Ich hoffe jemand kann mir helfen.
Danke im Vorraus.


----------



## Kerkilabro (26. Juli 2013)

*AW: Sound fällt immer wieder aus*

Nutzt du Push 2 Talk? Wenn ja kann es doch sein das du manchmal einfach eine Tastenkombination eingibst die den Ingamesound deaktiviert Das ist mir vor 6 jahren immer wieder in WoW passiert


----------



## DfqIsWrong (26. Juli 2013)

*AW: Sound fällt immer wieder aus*

^rofl

Nein, ich nutze Sprachaktivierung.
Die Gamingsoftware von Logitech habe ich bereits neuinstalliert, genau wie die Soundtreiber.

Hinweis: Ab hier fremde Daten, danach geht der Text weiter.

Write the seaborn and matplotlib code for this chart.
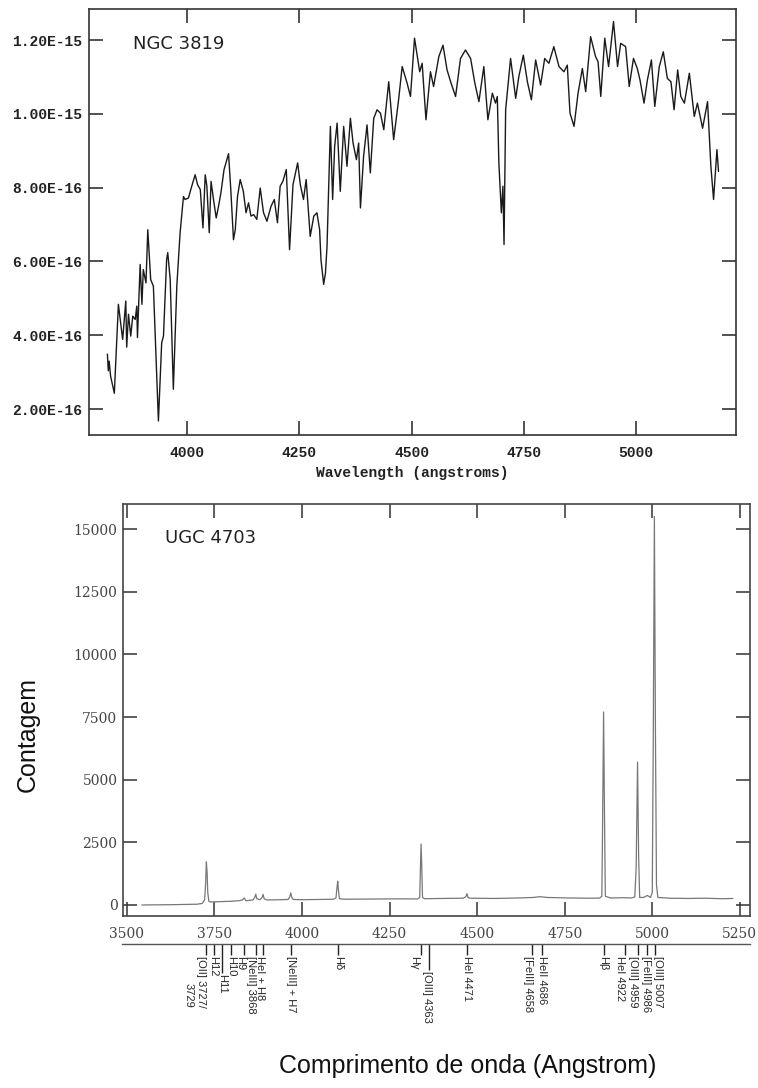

Jedoch ist es schwer zu überprüfen, ob es funktioniert hat, da ich mind. 30 Minuten spielen muss.


----------



## Nightowl1973 (26. Juli 2013)

*AW: Sound fällt immer wieder aus*

klick mal rechts auf den lautsprecher neben der systemuhr und dann auf aufnahmegeräte.....microfon auswählen....eigenschaften un denn registerreiter erweitert.
denn Häkchen rausnehmen bei "anwendungen haben alleinige kontrolle.
hatte dieses prob auch schon..weil ich im radio sende und TS aufhaben muß....windoof schaltet denn immer zwischen den anwendungen hin und her und hängt sich irgendwann auf.
hoffe ich konnte dir damit en bisserl helfen 
Mfg Nightowl


----------



## DfqIsWrong (27. Juli 2013)

*AW: Sound fällt immer wieder aus*

Danke für den Rat.
Ob dies das Problem löst, kann ich noch nicht sagen. Sollte das Problem weiterhin auftreten, oder eben nicht, werde ich es euch wissen lassen.

€: Läuft bis heute problemlos. Danke : D


----------